We’ve got a strong brand identity that’s worked really well in Russia, and now we’re running our first real US campaign. The challenge isn’t just translating content or hiring US influencers—it’s that American audiences respond to different messaging, different humor, different value propositions. Our core positioning speaks to efficiency and trust, which resonates at home. But in the US, I’m seeing that people want to feel part of a movement or community, not just purchase a reliable product.
I feel like I’m in this weird middle ground. If I lean too hard into ‘making it American,’ I’m diluting what makes us distinctive. If I stay too close to the Russian playbook, the content feels foreign and inauthentic to US audiences. We’ve got templates and a brand book from our Russia team, but they’re not really built for cross-cultural adaptation.
What I really need is experienced input on where to bend and where to hold firm. Where are the non-negotiables in brand positioning versus where you need to flex for local context? Also, how do you coordinate this between teams so you’re not creating two completely different brands by accident?
Has anyone managed this with input from US-based marketing experts? I’m wondering if that collaborative approach actually works, or if it just slows things down with endless feedback cycles.

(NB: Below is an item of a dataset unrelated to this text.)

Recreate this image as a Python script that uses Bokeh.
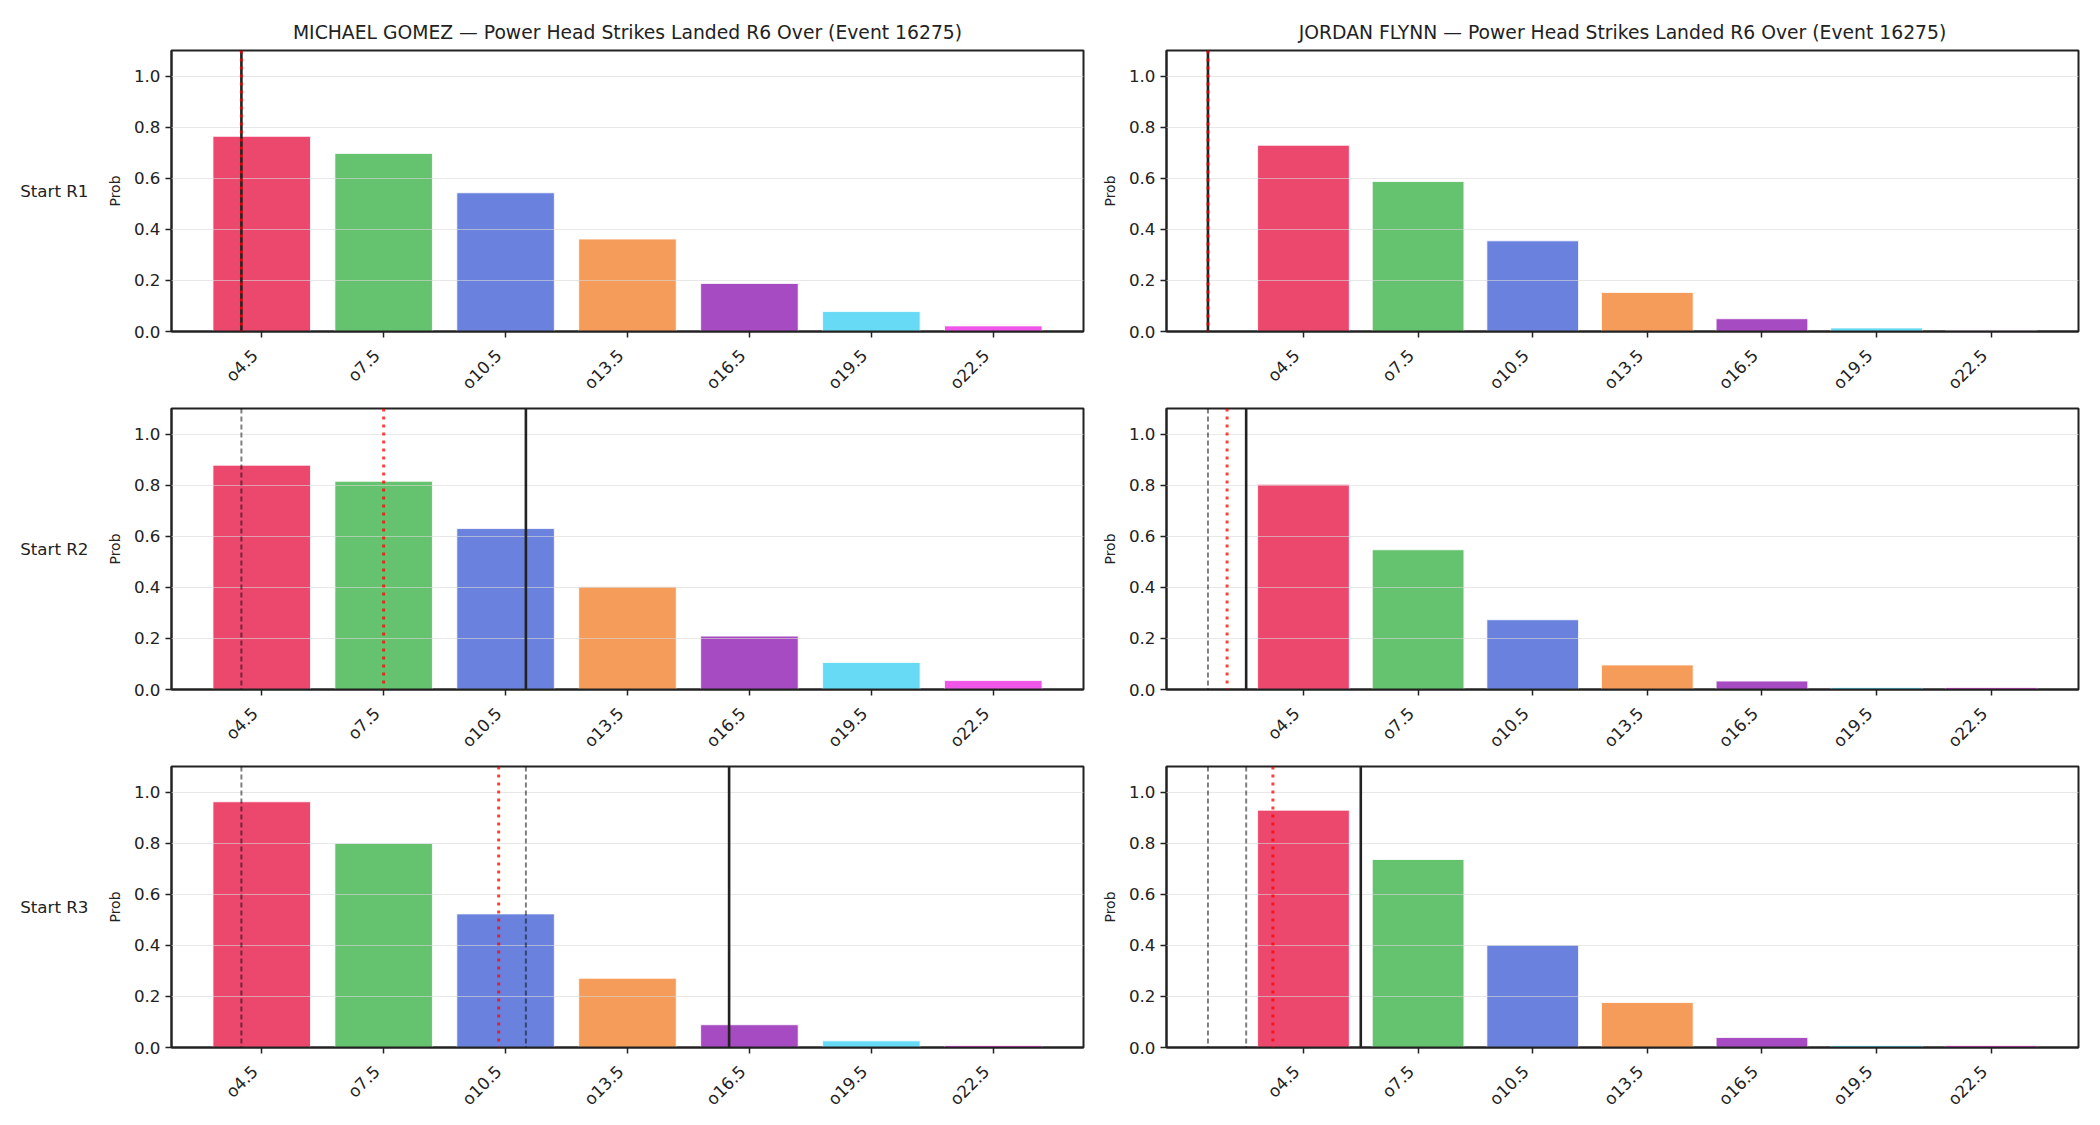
import math

from bokeh.embed import file_html
from bokeh.layouts import column, row
from bokeh.models import (ColumnDataSource, FixedTicker, LinearAxis,
                          NumeralTickFormatter, Range1d, Span)
from bokeh.plotting import figure
from bokeh.resources import INLINE

# ---- data -----------------------------------------------------------------
fighters = ["MICHAEL GOMEZ", "JORDAN FLYNN"]
title_suffix = " \u2014 Power Head Strikes Landed R6 Over (Event 16275)"
row_labels = ["Start R1", "Start R2", "Start R3"]

lines = [4.5, 7.5, 10.5, 13.5, 16.5, 19.5, 22.5]
line_labels = ["o4.5", "o7.5", "o10.5", "o13.5", "o16.5", "o19.5", "o22.5"]
bar_colors = ["#ec486e", "#65c26e", "#6a82de", "#f69c5b", "#a64bc1",
              "#67dbf5", "#f056e8"]

# P(over) per line, one list per starting round
gomez_probs = [
    [0.764, 0.697, 0.543, 0.362, 0.188, 0.078, 0.022],
    [0.878, 0.815, 0.630, 0.402, 0.209, 0.106, 0.035],
    [0.962, 0.799, 0.523, 0.271, 0.089, 0.026, 0.008],
]
flynn_probs = [
    [0.729, 0.587, 0.355, 0.153, 0.050, 0.014, 0.003],
    [0.803, 0.547, 0.273, 0.096, 0.033, 0.008, 0.008],
    [0.929, 0.736, 0.401, 0.176, 0.039, 0.008, 0.008],
]

# strikes landed so far (solid), earlier round starts (dashed), pace (dotted)
gomez_current = [4.0, 11.0, 16.0]
gomez_prior = [[], [4.0], [4.0, 11.0]]
gomez_pace = [4.0, 7.5, 10.33]
flynn_current = [2.0, 3.0, 6.0]
flynn_prior = [[], [2.0], [2.0, 3.0]]
flynn_pace = [2.0, 2.5, 3.7]

all_probs = [gomez_probs, flynn_probs]
all_current = [gomez_current, flynn_current]
all_prior = [gomez_prior, flynn_prior]
all_pace = [gomez_pace, flynn_pace]

BAR_W = 2.4
FONT = "DejaVu Sans"
INK = "#222222"
TICK_PX = "16.7px"
FRAME_W = 912
LABEL_SHIFT_PX = 7   # slanted line names sit left of their tick


def x_limits(col):
    marks = list(all_current[col]) + list(all_pace[col])
    for pr in all_prior[col]:
        marks += pr
    lo = min(min(lines) - BAR_W / 2, min(marks))
    hi = max(max(lines) + BAR_W / 2, max(marks))
    pad = 0.05 * (hi - lo)
    return lo - pad, hi + pad


def make_panel(col, r):
    x0, x1 = x_limits(col)
    top = 50 if r == 0 else 2
    if col == 0:
        left, right = 171, 4
    else:
        left, right = 79, 22
    p = figure(frame_width=FRAME_W, frame_height=281,
               x_range=Range1d(x0, x1), y_range=Range1d(0, 1.1),
               output_backend="svg", toolbar_location=None,
               min_border_left=left, min_border_right=right,
               min_border_top=top, min_border_bottom=75,
               background_fill_color="white", border_fill_color="white")

    if r == 0:
        p.title.text = fighters[col] + title_suffix
        p.title.align = "center"
        p.title.text_font = FONT
        p.title.text_font_size = "18.75px"
        p.title.text_font_style = "normal"
        p.title.text_color = INK
        p.title.standoff = 15

    src = ColumnDataSource(dict(x=lines, top=all_probs[col][r],
                                color=bar_colors))
    p.vbar(x="x", top="top", width=BAR_W, bottom=0, source=src,
           fill_color="color", line_color="white", line_width=0.8)

    p.outline_line_color = INK
    p.outline_line_width = 2
    p.outline_line_alpha = 1

    p.xgrid.visible = False
    p.ygrid.ticker = FixedTicker(ticks=[0.0, 0.2, 0.4, 0.6, 0.8, 1.0])
    p.ygrid.grid_line_color = "#d8d8d8"
    p.ygrid.grid_line_alpha = 0.6
    p.ygrid.grid_line_width = 1
    p.ygrid.level = "annotation"

    xa = p.xaxis[0]
    xa.ticker = FixedTicker(ticks=lines)
    xa.major_label_overrides = {float(v): "" for v in lines}
    xa.major_label_standoff = 0
    ya = p.yaxis[0]
    ya.ticker = FixedTicker(ticks=[0.0, 0.2, 0.4, 0.6, 0.8, 1.0])
    ya.formatter = NumeralTickFormatter(format="0.0")
    ya.axis_label = "Prob"
    ya.axis_label_text_font = FONT
    ya.axis_label_text_font_size = "14px"
    ya.axis_label_text_font_style = "normal"
    ya.axis_label_text_color = INK
    ya.axis_label_standoff = 8
    ya.major_label_standoff = 5
    for ax in (xa, ya):
        ax.axis_line_color = INK
        ax.axis_line_width = 2
        ax.major_tick_line_color = INK
        ax.major_tick_line_width = 1.5
        ax.major_tick_out = 6
        ax.major_tick_in = 0
        ax.minor_tick_line_color = None
        ax.major_label_text_font = FONT
        ax.major_label_text_font_size = TICK_PX
        ax.major_label_text_color = INK

    # slanted line names: a companion axis on a slightly offset range
    du = LABEL_SHIFT_PX * (x1 - x0) / FRAME_W
    p.extra_x_ranges = {"names": Range1d(x0 + du, x1 + du)}
    names = LinearAxis(x_range_name="names", ticker=FixedTicker(ticks=lines),
                       major_label_overrides={float(v): t for v, t in zip(lines, line_labels)},
                       major_label_orientation=math.pi / 4,
                       axis_line_color=None, major_tick_line_color=None,
                       minor_tick_line_color=None, major_tick_out=0,
                       major_tick_in=0, major_label_standoff=15,
                       major_label_text_font=FONT,
                       major_label_text_font_size=TICK_PX,
                       major_label_text_color=INK)
    p.add_layout(names, "below")

    if col == 0:
        lab = LinearAxis(ticker=FixedTicker(ticks=[]), axis_label=row_labels[r],
                         axis_line_color=None, major_tick_line_color=None,
                         minor_tick_line_color=None,
                         axis_label_orientation="horizontal",
                         axis_label_text_font=FONT,
                         axis_label_text_font_size=TICK_PX,
                         axis_label_text_font_style="normal",
                         axis_label_text_color=INK,
                         axis_label_standoff=15)
        p.add_layout(lab, "left")

    for loc in all_prior[col][r]:
        p.add_layout(Span(location=loc, dimension="height", line_color="black",
                          line_alpha=0.5, line_width=2, line_dash="5 3"))
    p.add_layout(Span(location=all_current[col][r], dimension="height",
                      line_color="#222222", line_width=2.6))
    p.add_layout(Span(location=all_pace[col][r], dimension="height",
                      line_color="red", line_alpha=0.75, line_width=3,
                      line_dash="3 5"))
    return p


rows = []
for r in range(3):
    rows.append(row(make_panel(0, r), make_panel(1, r)))
page = column(*rows)

open("out.html", "w").write(file_html(page, INLINE))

This is a classic localization challenge, and the answer is: you need to distinguish between brand essence and brand expression. Your essence (the core problem you solve, the values that drive decisions) should be non-negotiable. Your expression (tone, cultural references, visual style, messaging angles) needs to flex. Here’s how I think about it: if your Russian positioning is ‘We make life more efficient,’ the US adaptation isn’t ‘We make life fun and social’—it’s ‘We make life efficient so you have time for what matters.’ Same essence, different emotional hook. For coordination between teams, you need a single source of truth document that explicitly states: ‘These three things never change. Everything else is up for localization.’ Then get your US expert input early, before you’ve built out the full creative framework. Late-stage feedback is painful. Early consultation is productive. How far along are you in your US brand work right now?
I ran into this exact problem when we entered the European market. My advice: spend time actually understanding US audiences, not just guessing. We did interviews with 15-20 potential US customers before we touched the brand book. That research informed which parts of our positioning could stay and which needed to evolve. The insight that changed everything for us: Americans don’t care as much about the ‘how’ of your product; they care about ‘why it matters to me.’ So our Russian messaging (lots of product detail, efficiency metrics) got simplified to ‘Here’s what this frees up for you.’ Once we had that insight, the localization became way clearer. Also, get a US partner or advisor involved early. The collaboration might feel slow at first, but you’re avoiding months of iteration down the road. For real.
I think there’s also a creative partnership angle here that people miss. Instead of your Russia team building something and your US team tweaking it, what if you brought them together from the start to co-create the US positioning? Sounds inefficient, but it actually forces you to articulate the core brand logic in a way that both markets can see. Then localization becomes variation, not translation. I’ve seen this work beautifully when teams trust each other. The Russian team brings rigor and clarity about the product; the US team brings market insight and audience intuition. Together, they build something that’s authentically your brand but speaks to American audiences.
From an agency perspective, we’ve found that the fastest path to authentic localization is to hire a US-based strategist or creative partner as a consultant for the first 90 days. Not to rebuild everything, but to sense-check every major decision. ‘Does this work in the US?’ becomes a built-in question rather than something that derails campaigns later. The investment pays itself back by avoiding failed creative and wasted spend. Also, your message architecture matters. Create a three-level pyramid: (1) core positioning (non-negotiable), (2) proof points (can vary), (3) creative execution (totally flexible). Share this framework with your US partner, and suddenly the collaboration becomes structured instead of chaotic.
I’d also recommend you run a small test before you go all-in. Take your current Russia positioning and run a variant with US-focused messaging (adjusted by a US expert) to maybe 5,000 cold prospects in the US market. Measure intent, messaging comprehension, and willingness to learn more. That gives you data on whether your localization direction is working or if you need to adjust before you build out the full playbook. We did this and it completely de-risked our US launch.
From a creator/content perspective, I can tell you that authenticity is everything. If you ask me to push positioning that feels forced or not genuine to the US market, the content will look inauthentic because I can feel when a brand is uncomfortable. The creators you hire to make US content need to be part of this conversation early. Not making decisions, but giving input. Like, ‘Here’s how I’d actually talk about this to my audience.’ That keeps the content raw and real, which US audiences respond to way more than polished corporate messaging. And it usually surfaces localization issues faster than internal strategy meetings.